Sustituir la carne por el pescado no es una alternativa. La pesca sostenible, como el capitalismo verde, es un oxímoron. Un ejemplo. Los científicos reunidos recientemente en Valencia en un congreso internacional de oceanografía advierten de que la actual captura anual de 100 millones de tiburones pone en riesgo el ecosistema marino. La solución tampoco está en la piscicultura, entre otras razones porque en gran parte esta industria necesita de la pesca para subsistir, como señala con agudeza Marta Tafalla en su último libro, Filosofía ante la crisis ecológica. Se requieren alrededor de cinco kilogramos de peces salvajes para producir un solo kilo de peces criados en piscifactorías.

Por tanto, si queremos que el planeta siga siendo habitable en este siglo, no solo tendremos que superar el capitalismo, decrecer y reducir drásticamente nuestros niveles de producción y consumo de materiales, sino que deberíamos dejar de comer animales. En este sentido, me resulta llamativo que las organizaciones ecologistas no tengan esta propuesta entre sus ejes centrales de actuación. Es cierto que algunas de ellas piden que se reduzca el consumo de carne y han impulsado campañas para acabar con las macrogranjas. Cerrarlas sería un gran logro, sin duda, pero no es suficiente. Los objetivos de reducción de estas organizaciones, las que los tienen, son muy pobres dada la situación de emergencia climática actual.

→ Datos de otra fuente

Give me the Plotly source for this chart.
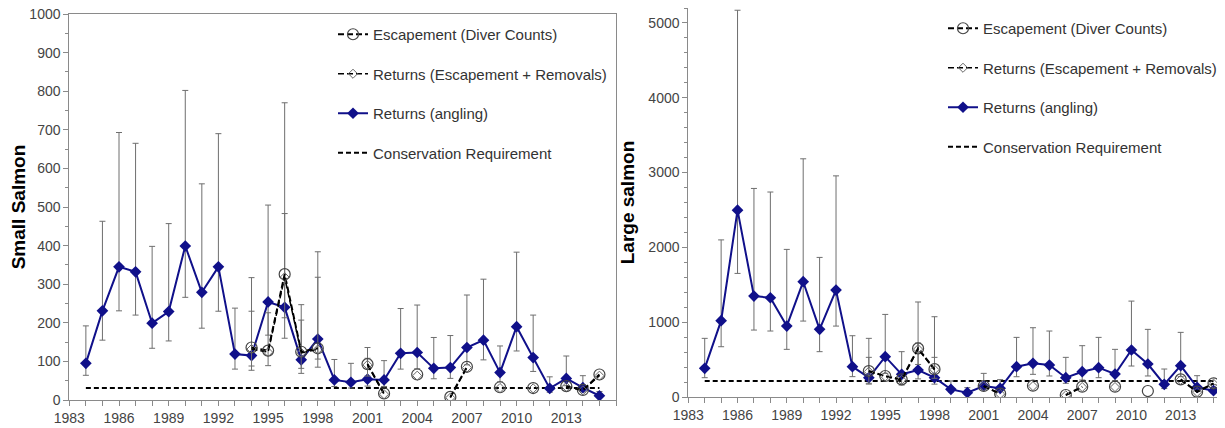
import plotly.graph_objects as go

years = list(range(1984, 2016))

# ---------------- Small salmon (left panel) ----------------
small_angling = [95, 231, 345, 332, 199, 229, 399, 279, 345, 119, 115, 254, 240, 104, 158,
                 52, 46, 54, 52, 121, 123, 82, 84, 136, 155, 71, 190, 110, 30, 56, 32, 11]
small_angling_hi = [192, 463, 693, 665, 398, 457, 802, 560, 690, 238, 230, 505, 483, 207, 318,
                    105, 95, 108, 102, 237, 246, 162, 167, 272, 313, 140, 383, 220, 60, 114, 63, 22]
small_angling_lo = [64, 155, 231, 220, 134, 153, 266, 186, 230, 80, 77, 168, 160, 69, 106,
                    35, 31, 36, 35, 80, 81, 55, 56, 91, 104, 47, 127, 74, 20, 37, 21, 7]

small_esc_years = [1994, 1995, 1996, 1997, 1998, 2001, 2002, 2004, 2006, 2007, 2009, 2011, 2013, 2014, 2015]
small_esc = [136, 128, 326, 125, 134, 93, 17, 66, 8, 86, 33, 31, 36, 26, 66]
small_ret_years = [1994, 1995, 1996, 1997, 1998, 2001, 2002, 2004, 2006, 2007, 2009, 2011, 2013, 2014, 2015]
small_ret = [132, 124, 318, 122, 131, 91, 15, 63, 6, 84, 31, 30, 34, 25, 63]
small_ret_err_years = [1994, 1995, 1996, 1997, 1998, 2001]
small_ret_err_hi = [317, 226, 770, 247, 384, 136]
small_ret_err_lo = [88, 89, 213, 82, 85, 62]
small_cr = 31

# ---------------- Large salmon (right panel) ----------------
large_angling = [383, 1020, 2498, 1349, 1327, 948, 1541, 904, 1429, 405, 258, 539, 303, 361, 258,
                 102, 58, 147, 116, 405, 450, 427, 258, 338, 392, 307, 628, 441, 169, 419, 129, 84]
large_angling_hi = [784, 2100, 5170, 2788, 2740, 1973, 3184, 1866, 2956, 819, 530, 1104, 606, 722, 530,
                    215, 125, 316, 232, 797, 926, 882, 530, 686, 797, 637, 1282, 904, 374, 864, 285, 168]
large_angling_lo = [258, 672, 1652, 895, 882, 637, 1015, 606, 948, 272, 172, 316, 160, 242, 172,
                    68, 39, 98, 78, 271, 303, 281, 183, 227, 258, 218, 414, 281, 113, 272, 86, 56]

large_esc_years = [1994, 1995, 1996, 1997, 1998, 2001, 2002, 2004, 2006, 2007, 2009, 2011, 2013, 2014, 2015]
large_esc = [347, 281, 236, 650, 372, 147, 45, 151, 27, 138, 138, 80, 236, 71, 183]
large_ret_years = [1994, 1995, 1996, 1997, 1998, 2001, 2002, 2004, 2006, 2007, 2009, 2013, 2014, 2015]
large_ret = [340, 275, 228, 640, 365, 142, 40, 146, 22, 133, 133, 230, 66, 178]
large_ret_err_years = [1994, 1997, 1998]
large_ret_err_hi = [784, 1270, 1073]
large_ret_err_lo = [183, 435, 250]
large_cr = 214

x_tick_vals = list(range(1983, 2016, 3))
x_tick_text = [str(v) for v in x_tick_vals]

NAVY = "#10108a"
ERR = "#6e6e6e"
FONT = "Arial, Liberation Sans, sans-serif"


def full(yrs, vals):
    m = dict(zip(yrs, vals))
    return [m.get(y) for y in years]


def add_panel(fig, xa, ya, legend, ang, ang_hi, ang_lo, esc_y, esc, ret_y, ret, rerr_y, rerr_hi, rerr_lo, cr):
    fig.add_trace(go.Scatter(
        x=[years[0], years[-1]], y=[cr, cr], mode="lines", name="Conservation Requirement",
        line=dict(color="black", width=2, dash="5px,3px"), xaxis=xa, yaxis=ya,
        legend=legend, legendgroup=legend + "d", legendrank=4))
    fig.add_trace(go.Scatter(
        x=years, y=ang, mode="lines+markers", name="Returns (angling)",
        line=dict(color=NAVY, width=2),
        marker=dict(symbol="diamond", size=9, color=NAVY),
        error_y=dict(type="data", symmetric=False,
                     array=[h - v for h, v in zip(ang_hi, ang)],
                     arrayminus=[v - l for v, l in zip(ang, ang_lo)],
                     color=ERR, thickness=1, width=3),
        xaxis=xa, yaxis=ya, legend=legend, legendgroup=legend + "c", legendrank=3))
    rmap = dict(zip(ret_y, ret))
    fig.add_trace(go.Scatter(
        x=rerr_y, y=[rmap[y] for y in rerr_y], mode="markers", showlegend=False,
        marker=dict(size=1, opacity=0),
        error_y=dict(type="data", symmetric=False,
                     array=[h - rmap[y] for h, y in zip(rerr_hi, rerr_y)],
                     arrayminus=[rmap[y] - l for l, y in zip(rerr_lo, rerr_y)],
                     color=ERR, thickness=1, width=3),
        xaxis=xa, yaxis=ya, hoverinfo="skip"))
    fig.add_trace(go.Scatter(
        x=years, y=full(esc_y, esc), mode="lines+markers", name="Escapement (Diver Counts)",
        line=dict(color="black", width=2, dash="6px,3px"),
        marker=dict(symbol="circle-open", size=11, color="#444444", line=dict(width=1.2)),
        connectgaps=False, xaxis=xa, yaxis=ya, legend=legend, legendgroup=legend + "a", legendrank=1))
    fig.add_trace(go.Scatter(
        x=years, y=full(ret_y, ret), mode="lines+markers", name="Returns (Escapement + Removals)",
        line=dict(color="black", width=1.5, dash="6px,3px"),
        marker=dict(symbol="diamond-open", size=7, color="#666666", line=dict(width=1)),
        connectgaps=False, xaxis=xa, yaxis=ya, legend=legend, legendgroup=legend + "b", legendrank=2))


fig = go.Figure()
add_panel(fig, "x", "y", "legend", small_angling, small_angling_hi, small_angling_lo,
          small_esc_years, small_esc, small_ret_years, small_ret,
          small_ret_err_years, small_ret_err_hi, small_ret_err_lo, small_cr)
add_panel(fig, "x2", "y2", "legend2", large_angling, large_angling_hi, large_angling_lo,
          large_esc_years, large_esc, large_ret_years, large_ret,
          large_ret_err_years, large_ret_err_hi, large_ret_err_lo, large_cr)

# the page body adds an 8px offset, so the figure is 8px smaller than the window
OFF = 8
W, H = 1225 - OFF, 428 - OFF


def px_x(x):
    return (x - OFF) / W


def px_y(y):
    return (H - (y - OFF)) / H


xcommon = dict(showline=True, linecolor="#8a8a8a", linewidth=1, mirror=True, automargin=False,
               ticks="outside", ticklen=5, tickcolor="#8a8a8a", showgrid=False, zeroline=False,
               tickvals=x_tick_vals, ticktext=x_tick_text, ticklabeloverflow="allow",
               tickfont=dict(family=FONT, size=14, color="#444444"),
               minor=dict(dtick=1, tick0=1983, ticks="outside", ticklen=5, tickcolor="#8a8a8a"))
ycommon = dict(showline=True, linecolor="#8a8a8a", linewidth=1, mirror=True, automargin=False,
               ticks="outside", ticklen=5, tickcolor="#8a8a8a", showgrid=False, zeroline=False,
               ticklabeloverflow="allow",
               tickfont=dict(family=FONT, size=14, color="#444444"))

legcommon = dict(font=dict(family=FONT, size=15, color="#333333"), bgcolor="rgba(0,0,0,0)",
                 borderwidth=0, traceorder="grouped", tracegroupgap=17,
                 xanchor="left", yanchor="top", itemwidth=30)

fig.update_layout(
    width=W, height=H, autosize=False,
    margin=dict(l=0, r=0, t=0, b=0, autoexpand=False),
    paper_bgcolor="white", plot_bgcolor="white",
    font=dict(family=FONT),
    xaxis=dict(xcommon, domain=[px_x(69.3), px_x(616)], range=[1983, 2016]),
    yaxis=dict(ycommon, domain=[px_y(400), px_y(14)], range=[0, 1000], dtick=100,
               minor=dict(dtick=50, ticks="outside", ticklen=3, tickcolor="#8a8a8a"),
               title=dict(text="Small Salmon", standoff=8,
                          font=dict(family=FONT, size=19, color="black", weight="bold"))),
    xaxis2=dict(xcommon, domain=[px_x(688.3), 1.0], range=[1983, 2015.7], anchor="y2"),
    yaxis2=dict(ycommon, domain=[px_y(397), min(1.0, px_y(8))], range=[0, 5200], dtick=1000,
                anchor="x2",
                minor=dict(dtick=200, ticks="outside", ticklen=3, tickcolor="#8a8a8a"),
                title=dict(text="Large salmon", standoff=8,
                           font=dict(family=FONT, size=19, color="black", weight="bold"))),
    legend=dict(legcommon, x=px_x(333), y=px_y(18)),
    legend2=dict(legcommon, x=px_x(943), y=px_y(12)),
    showlegend=True,
)

fig.write_html("out.html")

Hay una realidad muy obvia y a la que no se quiere mirar de frente: los límites de la biosfera hacen que sea inviable el consumo de carne y pescado para los 8.000 millones de personas que habitan el planeta. Si queremos cumplir con uno de los principios básicos de la ecología política, el de la contracción y la convergencia, para que las sociedades menos opulentas puedan comer animales otras tendrán que dejar de hacerlo. Y España está entre las últimas. Según el Ministerio de Agricultura, en 2020 se mataron en nuestro más de 900 millones de animales de granja para el consumo humano. España tiene además uno de los mayores índices de consumo per cápita de carne de la Unión Europea. Hace tiempo que olvidamos la tradicional dieta mediterránea.

De la misma manera que a la izquierda clásica le está costando asumir que el cambio climático es una manifestación de la lucha de clases, el ecologismo no acaba de entender del todo que la lucha por los derechos de los animales de granja forma parte de las propuestas que necesitamos para hacer las paces con el planeta. Si los dejamos de comer, como pedía Isaac Bashevis Singer, será bueno para la salud de los pollos, pero también para el resto de seres vivos, incluidos los humanos.